How Google is Revolutionizing Virtual Reality with a Cardboard Box


Two years ago, virtual reality was an expensive toy for gamers. Today, that’s no longer the case, thanks to Google Cardboard.

A few weeks ago, readers of the New York Times received something special with their newspaper. A nondescript cardboard box emblazoned with the Times logo accompanied the bundle of papers on each doorstep. Upon opening the box, readers discovered that they had received a Google Cardboard virtual reality headset. By simply downloading a smartphone app and sliding their phones into the headset, everyday people like me were able to experience virtual reality for the first time.

The idea of virtual reality is simple but powerful: What if you were able to experience virtual worlds as if they existed around you in real life? Virtual reality has become a major factor in the gaming industry with immersive headsets like the Oculus Rift, which had a wildly successful Kickstarter campaign and was later bought by Facebook.
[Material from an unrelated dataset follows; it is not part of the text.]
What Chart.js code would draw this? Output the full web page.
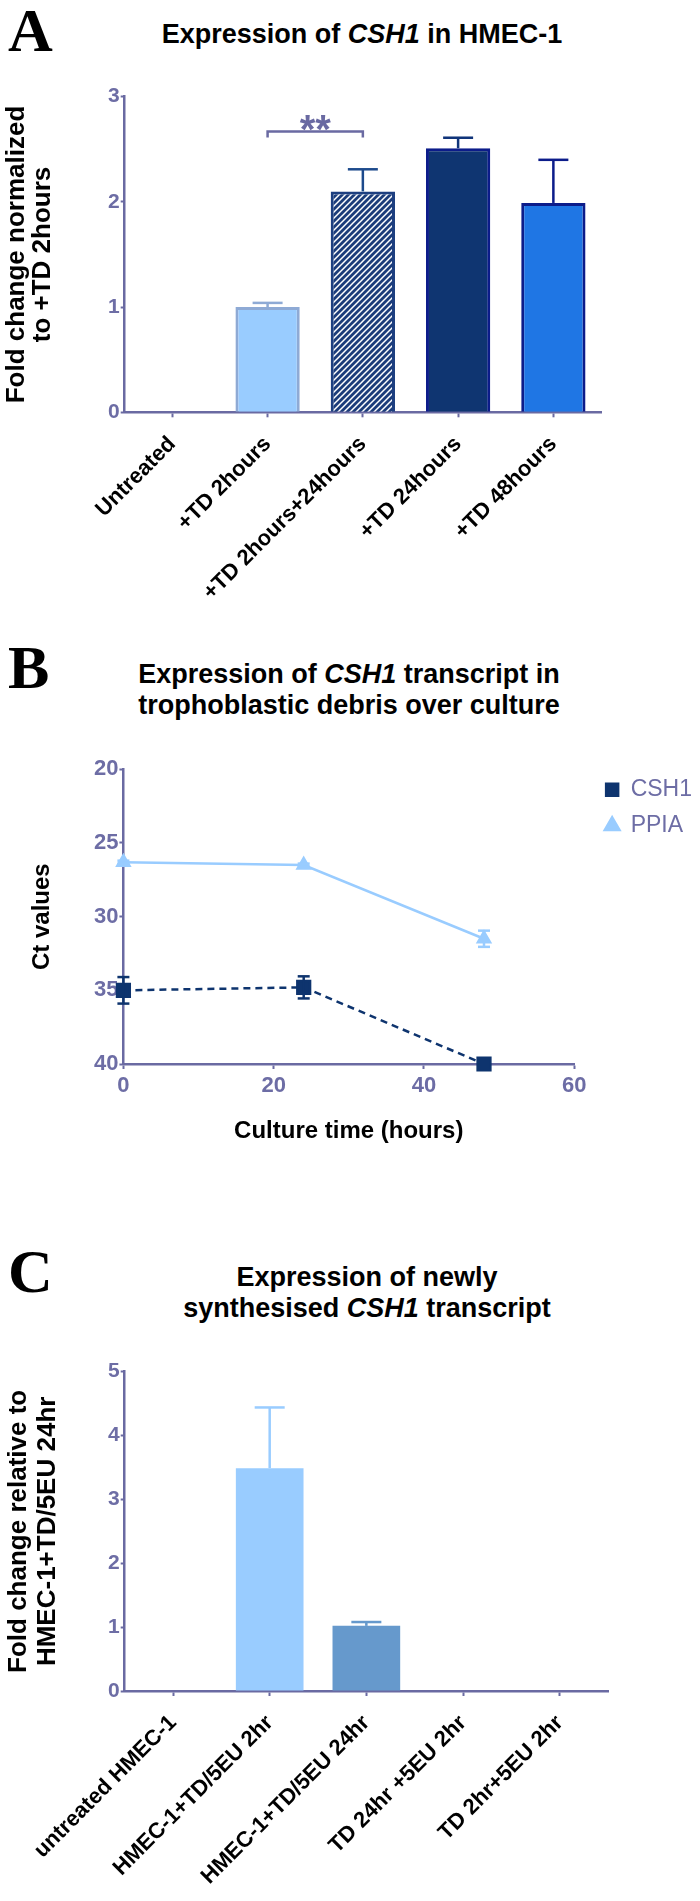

Thanks to Google, the concept of virtual reality has spread to new fields such as entertainment and education.

Cardboard’s goal is simple: to utilize the power and functionality of the smartphone in order to bring unprecedented virtual reality experiences to everyone. In order to make Cardboard affordable enough to give away, Google constructed the headset out of, well, cardboard. Cardboard’s rigidity and portability allow for the easy mass production of headsets. 

Google also cut costs by eliminating one key feature of the headset: the technology inside it. Unlike most virtual reality headsets, Cardboard is simply a bespoke case for a smartphone. Without a smartphone inside, the headset is basically a cardboard box with embedded lenses. The real magic of Cardboard happens when you slide a phone into it. After a quick setup, you can take a tour of a museum, walk the streets of Rome, or observe ancient artifacts. My personal favorite part of Cardboard is Kaleidoscope, which simply throws a bunch of blocks at you in 3 dimensions. It’s pretty weird, but fun and intriguing.  

The New York Times was just one of many organizations to give away thousands of Google Cardboard units. If you weren’t lucky enough to receive one with your newspaper, Google Cardboard is available on Amazon for about $20. Cardboard-compatible apps from third-party developers are available for free on Google Play and the App Store. Now more than ever, people all over the world can experience the immersive experience of virtual reality technology.